-- Start --

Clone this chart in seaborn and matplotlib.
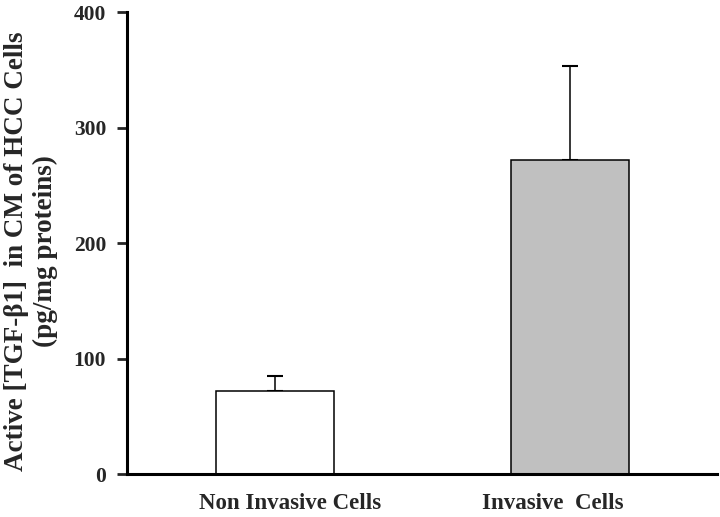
import matplotlib
matplotlib.use('Agg')
import matplotlib.pyplot as plt
import matplotlib.transforms as mtransforms
import seaborn as sns

categories = ['Non Invasive Cells', 'Invasive  Cells']
values = [72, 272]
err_upper = [13, 81]
bar_colors = ['white', '#c0c0c0']
yticks = [0, 100, 200, 300, 400]

sns.set_style('white')
plt.rcParams['font.family'] = ['Liberation Serif', 'DejaVu Serif']
plt.rcParams['font.weight'] = 'bold'

fig = plt.figure(figsize=(7.2, 5.17), dpi=100)
ax = fig.add_axes([127 / 720, 1 - 474 / 517, 590 / 720, 462 / 517])

sns.barplot(x=categories, y=values, hue=categories, palette=bar_colors, legend=False,
            edgecolor='black', linewidth=1.1, width=0.4, ax=ax, zorder=2)
ax.errorbar(range(len(values)), values, yerr=[[0] * len(values), err_upper], fmt='none',
            ecolor='black', elinewidth=1.1, capsize=5.5, capthick=1.5, zorder=1)

ax.set_xlim(-0.5, 1.5)
ax.set_ylim(0, 400)
ax.set_yticks(yticks)
ax.set_xlabel('')
ax.set_ylabel('')
sns.despine(ax=ax)
for side in ['left', 'bottom']:
    ax.spines[side].set_linewidth(2.2)
    ax.spines[side].set_color('black')
ax.tick_params(axis='y', direction='out', length=7, width=2, pad=8, labelsize=15.5, left=True)
ax.tick_params(axis='x', length=0, pad=14, labelsize=16.5)
for lab in ax.get_xticklabels() + ax.get_yticklabels():
    lab.set_fontweight('bold')

# the category labels sit a little off the bar centres in the original
for lab, dx in zip(ax.get_xticklabels(), [11, -12]):
    lab.set_transform(lab.get_transform() + mtransforms.ScaledTranslation(dx / 72, 0, fig.dpi_scale_trans))

fig.text(31 / 720, 1 - 251 / 517, 'Active [TGF-β1]  in CM of HCC Cells\n(pg/mg proteins)',
         rotation=90, ha='center', va='center', multialignment='center',
         fontsize=19.5, fontweight='bold', linespacing=1.15)

fig.savefig('out.png', dpi=100)
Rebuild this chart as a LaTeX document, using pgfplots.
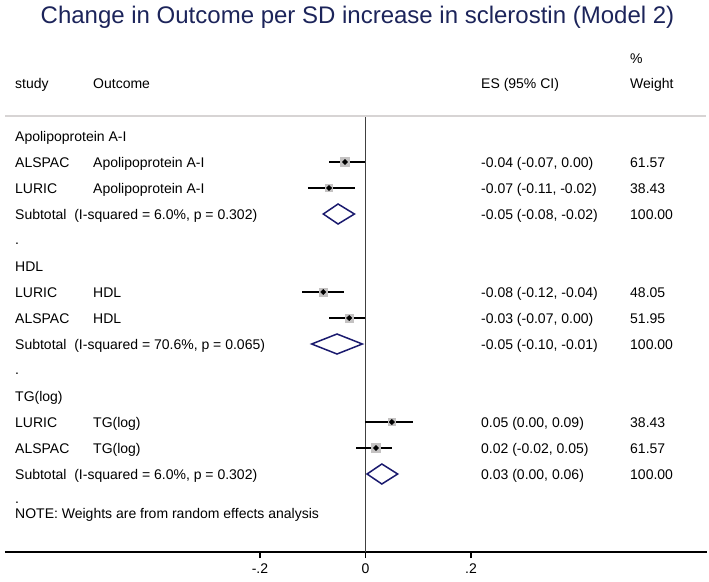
\documentclass[border=0pt]{standalone}
\usepackage{pgfplots}
\pgfplotsset{compat=1.18}
\usepackage{pgfplotstable}
\usepackage{fontspec}
\setmainfont{Liberation Sans}
\definecolor{titleblue}{RGB}{28,36,90}
\definecolor{diamondblue}{RGB}{26,26,110}
\definecolor{sqgray}{RGB}{196,194,194}
\definecolor{linegray}{RGB}{215,212,212}

% study rows: y (px, negative down), effect size, CI
\pgfplotstableread{
y     es      lo      hi
-162  -0.039  -0.069  0.000
-188  -0.069  -0.109  -0.020
-292  -0.080  -0.120  -0.040
-318  -0.031  -0.069  0.000
-422  0.050   0.000   0.090
-448  0.020   -0.018  0.050
}\studies

\begin{document}
\begin{tikzpicture}[x=1pt,y=1pt]
\begin{axis}[
  at={(5pt,-552pt)}, anchor=south west,
  scale only axis, width=702pt, height=436pt,
  xmin=-0.6834, xmax=0.6474, ymin=-552, ymax=-116,
  axis x line*=bottom, axis y line=none,
  axis line style={black, line width=1.1pt},
  xtick={-0.2,0,0.2}, xticklabels={-.2,0,.2},
  tick align=outside, major tick length=6pt,
  tick style={black, line width=1.1pt},
  xticklabel style={font=\fontsize{14}{16}\selectfont, yshift=-2pt},
  /pgf/number format/assume math mode=true,
  clip=false,
]
% reference line at 0
\addplot[black!75, line width=1.1pt] coordinates {(0,-116) (0,-552)};
% weight squares (area proportional to weight)
\addplot[only marks, mark=square*, mark size=4.6pt, sqgray] coordinates {(-0.039,-162)};
\addplot[only marks, mark=square*, mark size=3.6pt, sqgray] coordinates {(-0.069,-188)};
\addplot[only marks, mark=square*, mark size=4.1pt, sqgray] coordinates {(-0.080,-292)};
\addplot[only marks, mark=square*, mark size=4.2pt, sqgray] coordinates {(-0.031,-318)};
\addplot[only marks, mark=square*, mark size=3.6pt, sqgray] coordinates {(0.050,-422)};
\addplot[only marks, mark=square*, mark size=4.6pt, sqgray] coordinates {(0.020,-448)};
% confidence intervals
\addplot[black, line width=1.5pt] coordinates {(-0.069,-162) (0.000,-162)};
\addplot[black, line width=1.5pt] coordinates {(-0.109,-188) (-0.020,-188)};
\addplot[black, line width=1.5pt] coordinates {(-0.120,-292) (-0.040,-292)};
\addplot[black, line width=1.5pt] coordinates {(-0.069,-318) (0.000,-318)};
\addplot[black, line width=1.5pt] coordinates {(0.000,-422) (0.090,-422)};
\addplot[black, line width=1.5pt] coordinates {(-0.018,-448) (0.050,-448)};
% point estimates
\addplot[only marks, mark=diamond*, mark size=2.6pt, black, mark options={xscale=1.35, fill=black, draw=black}] table[x=es, y=y] {\studies};
% subtotal diamonds
\addplot[diamondblue, line width=1.5pt] coordinates {(-0.080,-214) (-0.052,-204) (-0.021,-214) (-0.052,-224) (-0.080,-214)} -- cycle;
\addplot[diamondblue, line width=1.5pt] coordinates {(-0.102,-344) (-0.054,-334) (-0.006,-344) (-0.054,-354) (-0.102,-344)} -- cycle;
\addplot[diamondblue, line width=1.5pt] coordinates {(0.003,-474) (0.031,-464) (0.061,-474) (0.031,-484) (0.003,-474)} -- cycle;
\end{axis}

% top separator line
\draw[linegray, line width=1.2pt] (5,-116) -- (706,-116);

% title
\node[anchor=base, inner sep=0pt, text=titleblue, font=\fontsize{24}{28}\selectfont] at (357.5,-23) {Change in Outcome per SD increase in sclerostin (Model 2)};

\begin{scope}[every node/.style={anchor=base west, inner sep=0pt, font=\fontsize{14}{16}\selectfont}]
% header
\node at (630,-63) {\%};
\node at (15,-88) {study};
\node at (93,-88) {Outcome};
\node at (481,-88) {ES (95\% CI)};
\node at (630,-88) {Weight};
% group 1
\node at (15,-141) {Apolipoprotein A-I};
\node at (15,-167) {ALSPAC};  \node at (93,-167) {Apolipoprotein A-I};
\node at (481,-167) {-0.04 (-0.07, 0.00)}; \node at (630,-167) {61.57};
\node at (15,-193) {LURIC};   \node at (93,-193) {Apolipoprotein A-I};
\node at (481,-193) {-0.07 (-0.11, -0.02)}; \node at (630,-193) {38.43};
\node at (15,-219) {Subtotal\ \ (I-squared = 6.0\%, p = 0.302)};
\node at (481,-219) {-0.05 (-0.08, -0.02)}; \node at (630,-219) {100.00};
\node at (15,-244) {.};
% group 2
\node at (15,-271) {HDL};
\node at (15,-297) {LURIC};   \node at (93,-297) {HDL};
\node at (481,-297) {-0.08 (-0.12, -0.04)}; \node at (630,-297) {48.05};
\node at (15,-323) {ALSPAC};  \node at (93,-323) {HDL};
\node at (481,-323) {-0.03 (-0.07, 0.00)}; \node at (630,-323) {51.95};
\node at (15,-349) {Subtotal\ \ (I-squared = 70.6\%, p = 0.065)};
\node at (481,-349) {-0.05 (-0.10, -0.01)}; \node at (630,-349) {100.00};
\node at (15,-374) {.};
% group 3
\node at (15,-401) {TG(log)};
\node at (15,-427) {LURIC};   \node at (93,-427) {TG(log)};
\node at (481,-427) {0.05 (0.00, 0.09)}; \node at (630,-427) {38.43};
\node at (15,-453) {ALSPAC};  \node at (93,-453) {TG(log)};
\node at (481,-453) {0.02 (-0.02, 0.05)}; \node at (630,-453) {61.57};
\node at (15,-479) {Subtotal\ \ (I-squared = 6.0\%, p = 0.302)};
\node at (481,-479) {0.03 (0.00, 0.06)}; \node at (630,-479) {100.00};
\node at (15,-503) {.};
\node at (15,-518) {NOTE: Weights are from random effects analysis};
\end{scope}

\pgfresetboundingbox
\useasboundingbox (0,0) rectangle (709,-581);
\end{tikzpicture}
\end{document}
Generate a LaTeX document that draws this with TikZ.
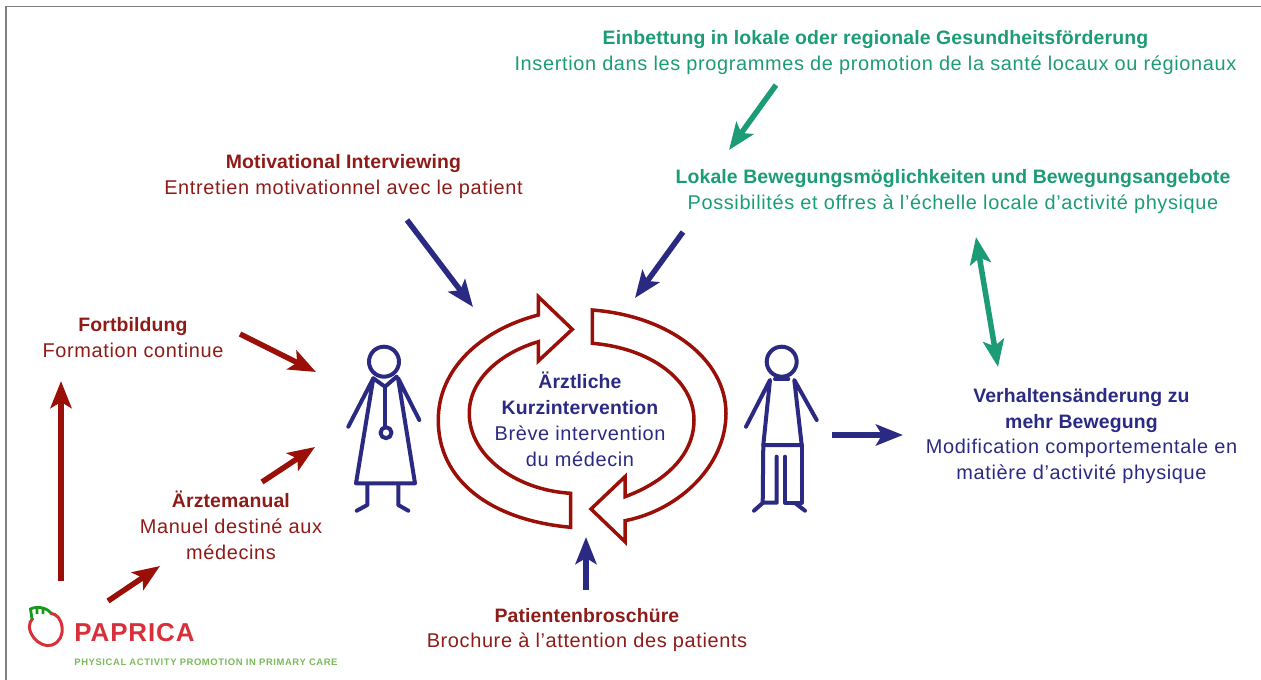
\documentclass[tikz,border=0pt]{standalone}
\usepackage{fontspec}
\setmainfont{Liberation Sans}[LetterSpace=3.2,BoldFeatures={Scale=0.975,LetterSpace=0.7}]
\newfontfamily\logofont{Liberation Sans}[LetterSpace=3.5]
\newfontfamily\claimfont{Liberation Sans}[LetterSpace=6]
\usetikzlibrary{arrows.meta}
\definecolor{papred}{HTML}{9A1008}
\definecolor{textred}{HTML}{8E1B18}
\definecolor{papnavy}{HTML}{2A2A82}
\definecolor{papgreen}{HTML}{1C9C76}
\definecolor{logored}{HTML}{D8303A}
\definecolor{logogreen}{HTML}{7CB95A}
\tikzset{
  thicktip/.style={-{Stealth[length=27bp,width=21bp,inset=6bp]},line width=5.5bp},
  redarrow/.style={thicktip,papred},
  navyarrow/.style={thicktip,papnavy},
  greenarrow/.style={thicktip,papgreen},
  label/.style={align=center,inner sep=0pt,font=\fontsize{20}{26}\selectfont},
  redlabel/.style={label,text=textred},
  navylabel/.style={label,text=papnavy},
  greenlabel/.style={label,text=papgreen},
  cycle/.style={draw=papred,line width=3.5bp,line join=miter},
  figure/.style={draw=papnavy,line width=4bp,line cap=round,line join=round},
}
\begin{document}
\begin{tikzpicture}[x=1bp,y=-1bp]
  \useasboundingbox (0,0) rectangle (1261,680);
  \draw [gray,line width=1.5bp] (6,680) -- (6,6.5) -- (1261,6.5);
  % Node: labels
  \node [greenlabel] (einbettung) at (875.5,52.5) {\textbf{Einbettung in lokale oder regionale Gesundheitsförderung}\\Insertion dans les programmes de promotion de la santé locaux ou régionaux};
  \node [greenlabel] (lokale) at (953,191.5) {\textbf{Lokale Bewegungsmöglichkeiten und Bewegungsangebote}\\Possibilités et offres à l’échelle locale d’activité physique};
  \node [redlabel] (motivational) at (343.5,176.5) {\textbf{Motivational Interviewing}\\Entretien motivationnel avec le patient};
  \node [redlabel] (fortbildung) at (133,337.5) {\textbf{Fortbildung}\\Formation continue};
  \node [redlabel] (manual) at (231,525) {\textbf{Ärztemanual}\\Manuel destiné aux\\médecins};
  \node [redlabel] (broschuere) at (587,630) {\textbf{Patientenbroschüre}\\Brochure à l’attention des patients};
  \node [navylabel] (verhalten) at (1081.5,436) {\textbf{Verhaltensänderung zu}\\\textbf{mehr Bewegung}\\Modification comportementale en\\matière d’activité physique};
  \node [navylabel] (kurz) at (580,419.5) {\textbf{Ärztliche}\\\textbf{Kurzintervention}\\Brève intervention\\du médecin};
  % Node: logo
  \node [inner sep=0pt,text=logored,font=\fontsize{26}{26}\logofont\bfseries\selectfont] (paprica) at (134.5,632.5) {PAPRICA};
  \node [inner sep=0pt,text=logogreen,font=\fontsize{9.5}{10}\claimfont\bfseries\selectfont] (claim) at (206,662) {PHYSICAL ACTIVITY PROMOTION IN PRIMARY CARE};
  \draw [logored,line width=3bp] (33,618) .. controls (28,623) and (28,630) .. (34,638) .. controls (39,644) and (46,647) .. (52,645) .. controls (60,642) and (63,635) .. (62,627) .. controls (61,619) and (57,614) .. (50,613);
  \draw [green!55!black!90!white,line width=2.8bp] (32,619) -- (30.5,609) .. controls (36,606) and (46,607) .. (51,613) (37,608) -- (37,614) (43,608) -- (43,614);
  % Node: arrow ends
  \coordinate (einbettungout) at (776,85);
  \coordinate (lokalein) at (729,150);
  \coordinate (lokaleout) at (683,232);
  \coordinate (motivout) at (407,220);
  \coordinate (topleft) at (473,307);
  \coordinate (topright) at (635,298);
  \coordinate (fortbout) at (240,334);
  \coordinate (doctorup) at (316,372);
  \coordinate (manualout) at (262,482);
  \coordinate (doctordown) at (315,447);
  \coordinate (logoup) at (61,581);
  \coordinate (fortbin) at (61,381);
  \coordinate (logoright) at (108,601);
  \coordinate (manualin) at (160,566);
  \coordinate (broschout) at (586,590);
  \coordinate (bottomin) at (586,537);
  \coordinate (patientout) at (832,435);
  \coordinate (verhaltenin) at (903,435);
  \coordinate (lokaledown) at (976,237);
  \coordinate (verhaltenup) at (998,367);
  % Edge: labels -> cycle and figures
  \draw [greenarrow] (einbettungout) -- (lokalein);
  \draw [greenarrow,{Stealth[length=27bp,width=21bp,inset=6bp]}-{Stealth[length=27bp,width=21bp,inset=6bp]}] (lokaledown) -- (verhaltenup);
  \draw [navyarrow] (lokaleout) -- (topright);
  \draw [navyarrow] (motivout) -- (topleft);
  \draw [navyarrow] (broschout) -- (bottomin);
  \draw [navyarrow] (patientout) -- (verhaltenin);
  \draw [redarrow] (fortbout) -- (doctorup);
  \draw [redarrow] (manualout) -- (doctordown);
  \draw [redarrow] (logoup) -- (fortbin);
  \draw [redarrow] (logoright) -- (manualin);
  % Node: cycle
  \draw [cycle] (570.7,527.3) .. controls (490,520) and (438,480) .. (438.3,420)
    .. controls (438,370) and (480,330) .. (538.3,315) -- (538.3,296.7) -- (572.3,329.3)
    -- (538.3,361) -- (538.3,341.7) .. controls (500,353) and (469,380) .. (469.3,413.3)
    .. controls (469,455) and (515,490) .. (570.7,493.3) -- cycle;
  \draw [cycle] (592.3,310) .. controls (670,316) and (726,360) .. (726,413.3)
    .. controls (726,465) and (680,510) .. (625,520.7) -- (625,541.7) -- (591,509)
    -- (625,476.7) -- (625,496.7) .. controls (665,482) and (694,455) .. (694,420)
    .. controls (694,380) and (650,348) .. (592.3,343.3) -- cycle;
  % Node: doctor
  \draw [figure] (384,361.7) circle (15bp);
  \draw [figure] (348.3,426.7) -- (373.3,378.3) -- (356,483.3) -- (415,483.3) -- (398,378) -- (419.3,420);
  \draw [figure] (373.3,378.3) -- (385,386.7) -- (396.7,376.7);
  \draw [figure] (385,386.7) -- (385,427);
  \draw [figure] (386,432.7) circle (5.5bp);
  \draw [figure] (367.3,484) -- (367.3,505) -- (356.7,510.7);
  \draw [figure] (398.3,484) -- (398.3,505) -- (408.3,510.7);
  % Node: patient
  \draw [figure] (781.7,361.7) circle (15bp);
  \draw [figure] (775,379) -- (788.3,379);
  \draw [figure] (746,426.7) -- (770,380) -- (763.3,445) -- (801.7,445) -- (794.3,380) -- (816.7,420);
  \draw [figure] (763.3,445) -- (762.7,502.7) -- (776.7,502.7) -- (776.7,456.7);
  \draw [figure] (785,456.7) -- (785,502.7) -- (801.7,502.7) -- (801.7,445);
  \draw [figure] (762.7,503) -- (754,510.7);
  \draw [figure] (795,503) -- (805,510.7);
\end{tikzpicture}
\end{document}
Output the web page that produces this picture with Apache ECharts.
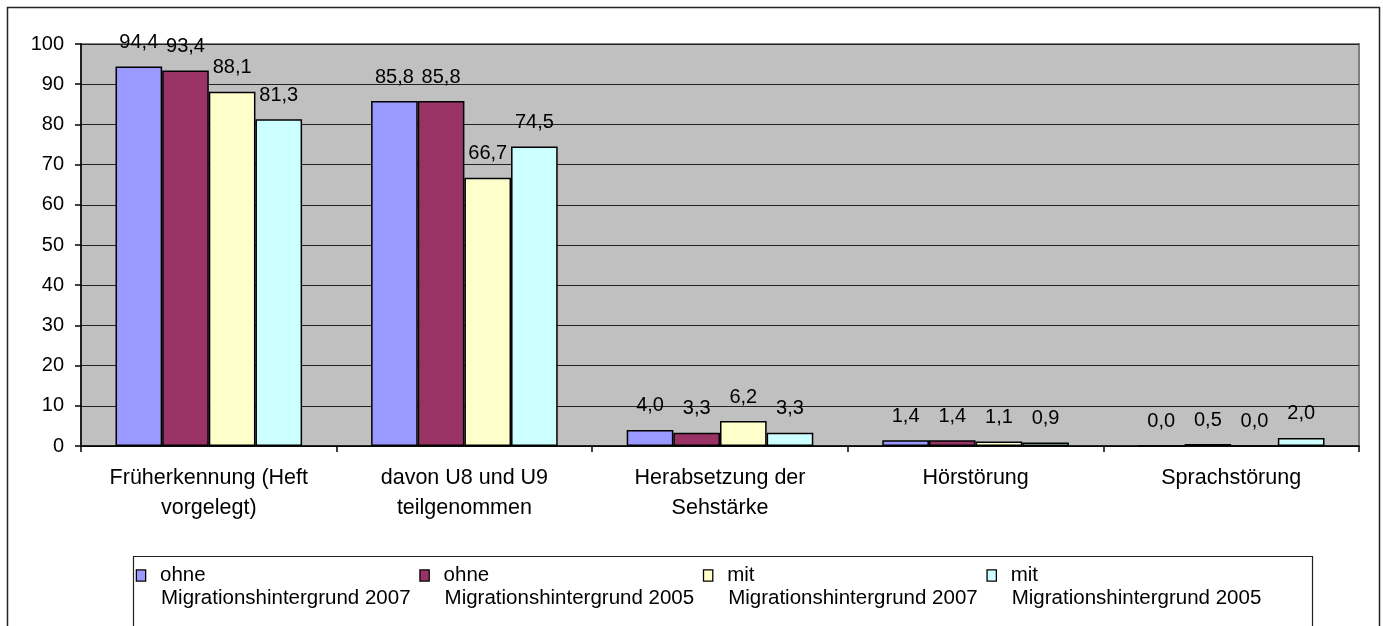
<!DOCTYPE html>
<html>
<head>
<meta charset="utf-8">
<script src="https://cdn.jsdelivr.net/npm/echarts@6/dist/echarts.min.js"></script>
<style>
html,body{margin:0;padding:0;background:#fff;}
#chart{width:1383px;height:626px;}
</style>
</head>
<body>
<div id="chart"></div>
<script>
const categories = [
  'Früherkennung (Heft\nvorgelegt)',
  'davon U8 und U9\nteilgenommen',
  'Herabsetzung der\nSehstärke',
  'Hörstörung',
  'Sprachstörung'
];
const seriesNames = [
  'ohne\nMigrationshintergrund 2007',
  'ohne\nMigrationshintergrund 2005',
  'mit\nMigrationshintergrund 2007',
  'mit\nMigrationshintergrund 2005'
];
const ohne2007 = [94.4, 85.8, 4.0, 1.4, 0.0];
const ohne2005 = [93.4, 85.8, 3.3, 1.4, 0.5];
const mit2007 = [88.1, 66.7, 6.2, 1.1, 0.0];
const mit2005 = [81.3, 74.5, 3.3, 0.9, 2.0];
const colors = ['#9999FF', '#993366', '#FFFFCC', '#CCFFFF'];
const yTicks = {min: 0, max: 100, interval: 10};

const FONT = '"Liberation Sans", Arial, sans-serif';
const seriesData = [ohne2007, ohne2005, mit2007, mit2005];

const legendRich = {
  t: {fontFamily: FONT, fontSize: 20.5, color: '#000', lineHeight: 23, padding: [0, 0, 0, 15]},
  u: {fontFamily: FONT, fontSize: 20.5, color: '#000', lineHeight: 23, padding: [0, 0, 0, 24]}
};
colors.forEach((c, i) => {
  legendRich['s' + i] = {width: 8, height: 10, backgroundColor: c, borderColor: '#000', borderWidth: 1.3};
});

const chart = echarts.init(document.getElementById('chart'), null, {renderer: 'canvas'});
chart.setOption({
  animation: false,
  backgroundColor: '#ffffff',
  textStyle: {fontFamily: FONT},
  graphic: [
    {type: 'rect', left: 5, top: 5, shape: {x: 0, y: 0, width: 1372, height: 700},
     style: {fill: 'none', stroke: '#222', lineWidth: 1.5}, silent: true, z: -1},
    {type: 'rect', left: 131, top: 554, shape: {x: 0, y: 0, width: 1179, height: 70},
     style: {fill: 'none', stroke: '#222', lineWidth: 1.2}, silent: true, z: -1}
  ],
  grid: {
    left: 81, right: 24, top: 44, bottom: 180,
    show: true, backgroundColor: '#c0c0c0', borderColor: '#808080', borderWidth: 2
  },
  legend: {
    left: 132, top: 565,
    padding: 0,
    icon: 'none',
    itemWidth: 0, itemHeight: 11, itemGap: 5,
    textStyle: {fontFamily: FONT, fontSize: 20.5, color: '#000', rich: legendRich},
    formatter: name => {
      const i = seriesNames.indexOf(name);
      const parts = name.split('\n');
      return '{s' + i + '|}{t|' + parts[0] + '}\n{u|' + parts[1] + '}';
    },
    data: seriesNames
  },
  xAxis: {
    type: 'category',
    data: categories,
    axisLine: {lineStyle: {color: '#000', width: 1.5}},
    axisTick: {show: true, length: 6, lineStyle: {color: '#000', width: 1.5}},
    axisLabel: {color: '#000', fontFamily: FONT, fontSize: 21.5, lineHeight: 30, margin: 17, interval: 0},
    splitLine: {show: false}
  },
  yAxis: {
    type: 'value',
    min: yTicks.min, max: yTicks.max, interval: yTicks.interval,
    axisLine: {show: true, lineStyle: {color: '#000', width: 1.5}},
    axisTick: {show: true, length: 6, lineStyle: {color: '#000', width: 1.5}},
    axisLabel: {color: '#000', fontFamily: FONT, fontSize: 20, margin: 17},
    splitLine: {show: true, lineStyle: {color: '#222', width: 1.2}}
  },
  series: seriesNames.map((name, i) => ({
    name: name,
    type: 'bar',
    data: seriesData[i],
    barGap: '0%',
    barCategoryGap: '27%',
    itemStyle: {color: colors[i], borderColor: '#000', borderWidth: 1.5},
    label: {
      show: true, position: 'top', distance: 14,
      color: '#000', fontFamily: FONT, fontSize: 20,
      formatter: p => p.value.toFixed(1).replace('.', ',')
    }
  }))
});
</script>
</body>
</html>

-- End --

Directive> Search the entries for the word "LaTeX" and pick out every line that holds it.

Response to the exercise>
Rebuild this chart as a LaTeX document, using pgfplots.
Generate a LaTeX document that draws this with TikZ.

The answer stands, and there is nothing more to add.